1Requirement Communication and Dendrimer Target Definition
The project begins by confirming the target dendrimer core, generation, branching unit, surface groups, functionalization needs, sample quantity, and application direction. BOC Sciences also clarifies the preferred sample form, such as powder, solid, solution, dispersion, particle precursor, coating precursor, or crosslinking precursor.

2Core and Generation Feasibility Assessment
Multifunctional cores, branching monomers, dendron building blocks, protecting groups, terminal functionality, and solubility are reviewed before synthesis. The assessment determines whether divergent growth, convergent dendron synthesis, dendron coupling, or a hybrid route is more suitable while identifying generation defects, steric hindrance, low terminal conversion, and purification risks.

3Dendrimer Growth Strategy Design
BOC Sciences designs the generation-growth sequence, protection-deprotection steps, coupling reactions, activation strategy, terminal conversion, and purification plan. Reaction sequence, excess reagent strategy, solvent, temperature, reaction time, and intermediate verification are defined. Characterization methods are selected to confirm generation growth, terminal group number, molecular size, and surface charge.

4Small-scale Synthesis and Generation Optimization
Small-scale synthesis is performed to evaluate generation-growth efficiency, terminal group conversion, defect structures, solubility, and byproduct formation. Depending on early results, reagent ratio, reaction time, protecting group strategy, coupling conditions, purification method, or surface modification route may be adjusted to match the target generation and functional surface.

5Purification, Characterization and Defect Review
The dendrimer is purified according to charge, size, solubility, terminal groups, and impurity profile. Characterization may include NMR, MALDI-TOF, GPC/SEC, HPLC, FTIR, DLS, Zeta potential, elemental analysis, DSC, or TGA. Results are reviewed against generation target, terminal conversion, purity, size, and storage stability.
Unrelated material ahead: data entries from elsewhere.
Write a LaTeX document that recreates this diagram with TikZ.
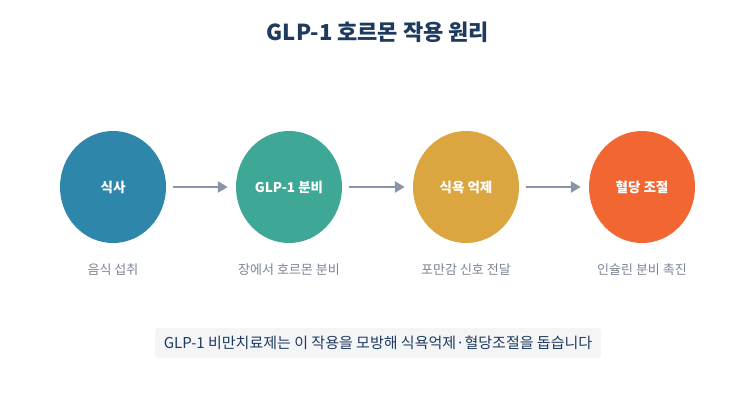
\documentclass[tikz,border=0pt]{standalone}
\usepackage{fontspec}
\setmainfont{Noto Sans CJK KR}
\usetikzlibrary{positioning,arrows.meta,shapes.geometric}
\definecolor{navy}{HTML}{1F3A5F}
\definecolor{stageA}{HTML}{2E86AB}
\definecolor{stageB}{HTML}{3FA796}
\definecolor{stageC}{HTML}{DBA53F}
\definecolor{stageD}{HTML}{F26632}
\definecolor{arrowgray}{HTML}{8A94A6}
\definecolor{subgray}{HTML}{7A8494}
\definecolor{boxgray}{HTML}{F4F5F7}
\tikzset{
    stage/.style = {ellipse, minimum width = 106pt, minimum height = 112pt, inner sep = 0pt,
        text = white, font = \bfseries\fontsize{13.5}{16}\selectfont},
    sub/.style = {text = subgray, font = \fontsize{13}{15}\selectfont},
    flow/.style = {-{Triangle[length = 10pt, width = 11pt]}, line width = 2.4pt, arrowgray}
}
\begin{document}
\begin{tikzpicture}[x = 1pt, y = -1pt]
    \useasboundingbox (0,0) rectangle (756,405);
    \node[font = \bfseries\fontsize{22}{26}\selectfont, text = navy] (title) at (378,32) {GLP-1 호르몬 작용 원리};
    \node[stage, fill = stageA] (eat) at (113,187) {식사};
    \node[stage, fill = stageB] (glp) at (289,187) {GLP-1 분비};
    \node[stage, fill = stageC] (appetite) at (466,187) {식욕 억제};
    \node[stage, fill = stageD] (sugar) at (642,187) {혈당 조절};
    \begin{scope}[every node/.append style = {sub}]
        \node (eatsub) at (113,270) {음식 섭취};
        \node (glpsub) at (289,270) {장에서 호르몬 분비};
        \node (appetitesub) at (466,270) {포만감 신호 전달};
        \node (sugarsub) at (642,270) {인슐린 분비 촉진};
    \end{scope}
    \draw[flow] ([xshift = 7pt]eat.east) -- ([xshift = -8pt]glp.west);
    \draw[flow] ([xshift = 7pt]glp.east) -- ([xshift = -8pt]appetite.west);
    \draw[flow] ([xshift = 7pt]appetite.east) -- ([xshift = -8pt]sugar.west);
    \node[fill = boxgray, rounded corners = 3pt, text = navy, minimum width = 446pt, minimum height = 30pt,
        font = \fontsize{15}{18}\selectfont] (note) at (378,343) {GLP-1 비만치료제는 이 작용을 모방해 식욕억제·혈당조절을 돕습니다};
\end{tikzpicture}
\end{document}
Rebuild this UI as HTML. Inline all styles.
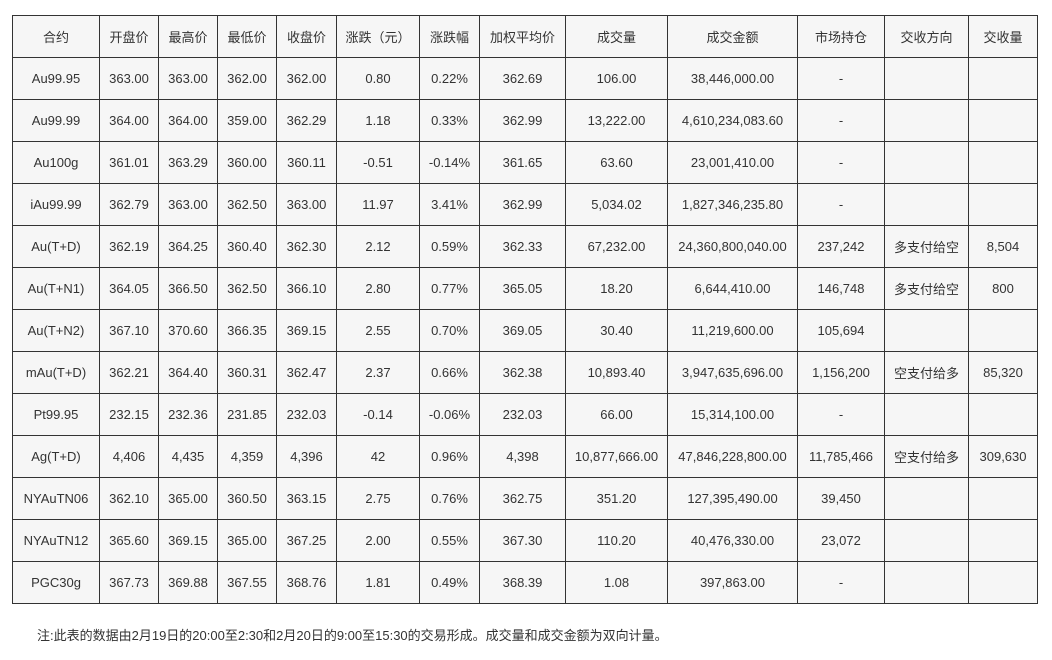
<!DOCTYPE html>
<html><head><meta charset="utf-8"><style>
body{margin:0;background:#fff;width:1052px;height:660px;font-family:"Liberation Sans","Noto Sans CJK SC",sans-serif;color:#333;}
table{position:absolute;left:12px;top:15px;border-collapse:collapse;table-layout:fixed;}
td{border:1px solid #333;background:#f6f6f6;height:41px;padding:0;text-align:center;font-size:13px;white-space:nowrap;}
.note{position:absolute;left:37px;top:625px;font-size:13px;}
</style></head><body>
<table>
<colgroup><col style="width:87px"><col style="width:59px"><col style="width:59px"><col style="width:59px"><col style="width:60px"><col style="width:83px"><col style="width:60px"><col style="width:86px"><col style="width:102px"><col style="width:130px"><col style="width:87px"><col style="width:84px"><col style="width:69px"></colgroup>
<tr><td>合约</td><td>开盘价</td><td>最高价</td><td>最低价</td><td>收盘价</td><td>涨跌（元）</td><td>涨跌幅</td><td>加权平均价</td><td>成交量</td><td>成交金额</td><td>市场持仓</td><td>交收方向</td><td>交收量</td></tr>
<tr><td>Au99.95</td><td>363.00</td><td>363.00</td><td>362.00</td><td>362.00</td><td>0.80</td><td>0.22%</td><td>362.69</td><td>106.00</td><td>38,446,000.00</td><td>-</td><td></td><td></td></tr>
<tr><td>Au99.99</td><td>364.00</td><td>364.00</td><td>359.00</td><td>362.29</td><td>1.18</td><td>0.33%</td><td>362.99</td><td>13,222.00</td><td>4,610,234,083.60</td><td>-</td><td></td><td></td></tr>
<tr><td>Au100g</td><td>361.01</td><td>363.29</td><td>360.00</td><td>360.11</td><td>-0.51</td><td>-0.14%</td><td>361.65</td><td>63.60</td><td>23,001,410.00</td><td>-</td><td></td><td></td></tr>
<tr><td>iAu99.99</td><td>362.79</td><td>363.00</td><td>362.50</td><td>363.00</td><td>11.97</td><td>3.41%</td><td>362.99</td><td>5,034.02</td><td>1,827,346,235.80</td><td>-</td><td></td><td></td></tr>
<tr><td>Au(T+D)</td><td>362.19</td><td>364.25</td><td>360.40</td><td>362.30</td><td>2.12</td><td>0.59%</td><td>362.33</td><td>67,232.00</td><td>24,360,800,040.00</td><td>237,242</td><td>多支付给空</td><td>8,504</td></tr>
<tr><td>Au(T+N1)</td><td>364.05</td><td>366.50</td><td>362.50</td><td>366.10</td><td>2.80</td><td>0.77%</td><td>365.05</td><td>18.20</td><td>6,644,410.00</td><td>146,748</td><td>多支付给空</td><td>800</td></tr>
<tr><td>Au(T+N2)</td><td>367.10</td><td>370.60</td><td>366.35</td><td>369.15</td><td>2.55</td><td>0.70%</td><td>369.05</td><td>30.40</td><td>11,219,600.00</td><td>105,694</td><td></td><td></td></tr>
<tr><td>mAu(T+D)</td><td>362.21</td><td>364.40</td><td>360.31</td><td>362.47</td><td>2.37</td><td>0.66%</td><td>362.38</td><td>10,893.40</td><td>3,947,635,696.00</td><td>1,156,200</td><td>空支付给多</td><td>85,320</td></tr>
<tr><td>Pt99.95</td><td>232.15</td><td>232.36</td><td>231.85</td><td>232.03</td><td>-0.14</td><td>-0.06%</td><td>232.03</td><td>66.00</td><td>15,314,100.00</td><td>-</td><td></td><td></td></tr>
<tr><td>Ag(T+D)</td><td>4,406</td><td>4,435</td><td>4,359</td><td>4,396</td><td>42</td><td>0.96%</td><td>4,398</td><td>10,877,666.00</td><td>47,846,228,800.00</td><td>11,785,466</td><td>空支付给多</td><td>309,630</td></tr>
<tr><td>NYAuTN06</td><td>362.10</td><td>365.00</td><td>360.50</td><td>363.15</td><td>2.75</td><td>0.76%</td><td>362.75</td><td>351.20</td><td>127,395,490.00</td><td>39,450</td><td></td><td></td></tr>
<tr><td>NYAuTN12</td><td>365.60</td><td>369.15</td><td>365.00</td><td>367.25</td><td>2.00</td><td>0.55%</td><td>367.30</td><td>110.20</td><td>40,476,330.00</td><td>23,072</td><td></td><td></td></tr>
<tr><td>PGC30g</td><td>367.73</td><td>369.88</td><td>367.55</td><td>368.76</td><td>1.81</td><td>0.49%</td><td>368.39</td><td>1.08</td><td>397,863.00</td><td>-</td><td></td><td></td></tr>
</table>
<div class="note">注:此表的数据由2月19日的20:00至2:30和2月20日的9:00至15:30的交易形成。成交量和成交金额为双向计量。</div>
</body></html>
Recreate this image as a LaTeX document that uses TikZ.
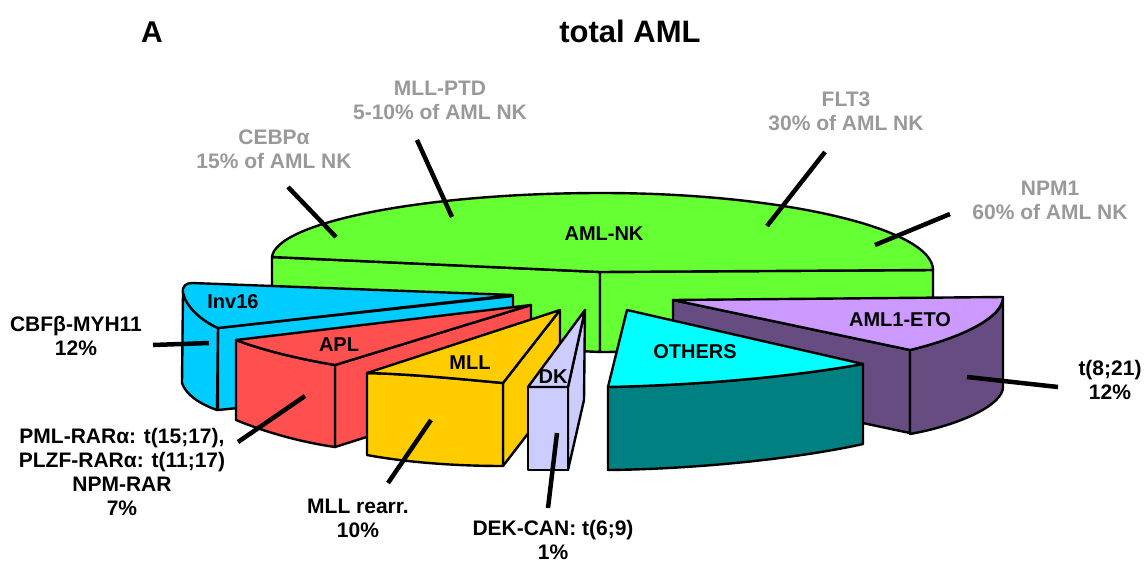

6Sample Delivery and Follow-up Functional Support
BOC Sciences delivers dendrimer samples with available synthesis summaries, purification notes, characterization data, and technical recommendations. Follow-up support may include surface functionalization, PEGylation, fluorescent labeling, particle coating, crosslinking, self-assembly, composite integration, or additional route refinement for continued functional material development.